Toys offline and Toys online are considered two separate categories.
I adapted the answer given.
db.items.aggregate([
{$match:
{
$or: [
{status:"online"},
{status:"offline"}
]
}
},
{$group :
{
_id: "$category",
total_price: {$sum:"$price"},
}
},
{$match:
{
total_price:{$gt:50}
}
},
{$group :
{
_id: "1",
avg_price: {$avg:"$total_price"},
}
},
]);
But I believe this query I adapted grouped categories of the same name together which is not what I am looking for.
If online and offline are the only values for status, you can remove the initial $match step. If it is needed, it would be more appropriate to use the $in operator as these values could be found in the same index (if one existed).

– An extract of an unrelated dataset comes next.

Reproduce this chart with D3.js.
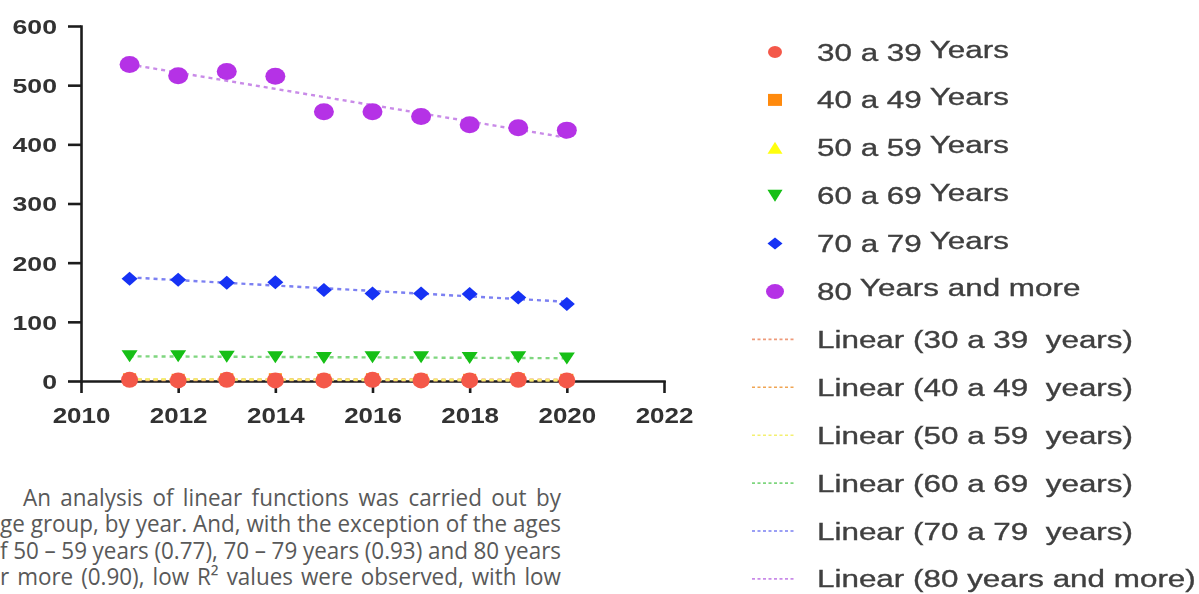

I think the only step you are missing is that you can $group by multiple fields (i.e. category and status):
db.items.aggregate(
// If 'online' and 'offline' are the only possible status values, this may be unnecessary
{ $match: {
'status' : { $in: [ 'online', 'offline' ] }
}},
// Group by category & status
{ $group: {
_id: { category: "$category", status: "$status" },
total_price: { $sum: "$price" },
}},
// Only find groups where total_price is > 50
{ $match: {
total_price: { $gt:50 }
}},
// Find the average price for the group
{ $group : {
_id: null,
avg_price: {$avg:"$total_price"},
}}
)